Iron(II) hydroxide is considered insoluble in water, which implies that the position of its dissociation equilibrium lies far to the left.

`"Fe"("OH")_ (color(red)(2)(s)) rightleftharpoons "Fe"_ ((aq))^(2+) + color(red)(2)"OH"_ ((aq))^(-)`

In other words, only a very, very small number of moles of iron(II) hydroxide will actually dissociate when dissolved in water.

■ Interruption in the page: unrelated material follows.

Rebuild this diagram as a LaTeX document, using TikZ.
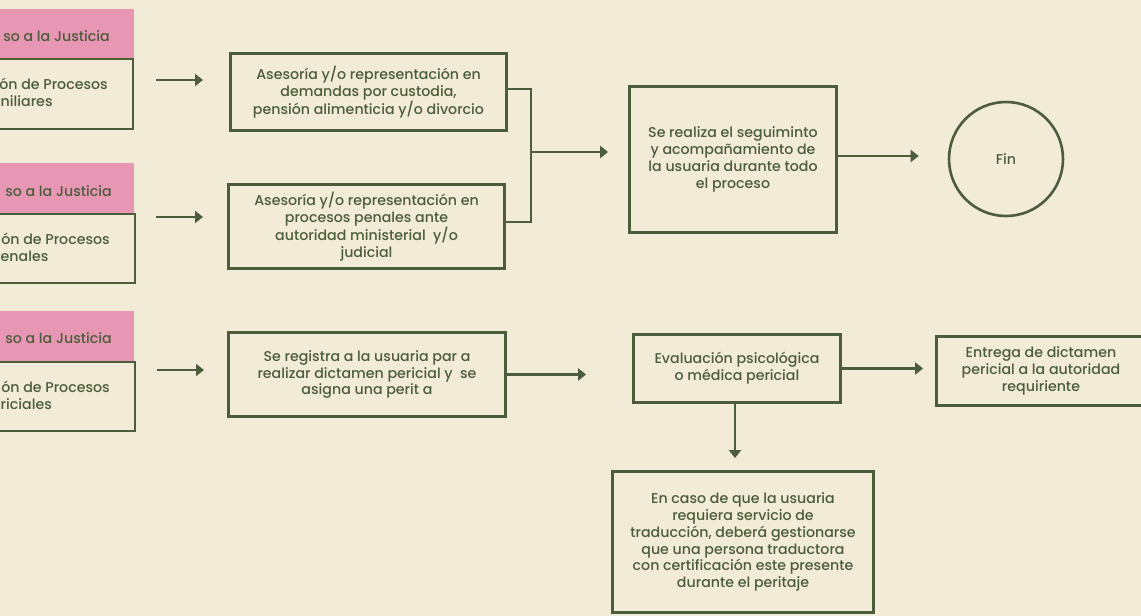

If you take `s` to be the molar solubility of the salt, you can say that, at equilibrium, you will have

`["Fe"^(2+)] = s ->` every mole of iron(II) hydroxide that dissociates produces `1` mole of iron(II) cations in solution

`["OH"^(-)] = color(red)(2) * s ->` every mole of iron(II) hydroxide that dissociates produces `color(red)(2)` moles of hydroxide anions in solution

Now, the solubility product constant, `K_(sp)`, is equal to

`K_(sp) = ["Fe"^(2+)] * ["OH"^(-)]^color(red)(2)`

In your case, this will be equal to

`4.87 * 10^(-17) = s * (color(red)(2)s)^color(red)(2)`

`4.87 * 10^(-17) = 4s^3`

Rearrange to solve for `s`

`s = root(3)( (4.87 * 10^(-17))/4) = 2.30 * 10^(-6)`

This means that a saturated solution of iron(II) hydroxide will contain `2.30 * 10^(-6)` moles of dissociated salt for every `"1 L"` of solution, presumably at room temperature.

In other words, the molar solubility of the salt is equal to

`color(darkgreen)(ul(color(black)("molar solubility" = 2.30 * 10^(-6)color(white)(.)"mol L"^(-1))))`

The answer is rounded to three sig figs.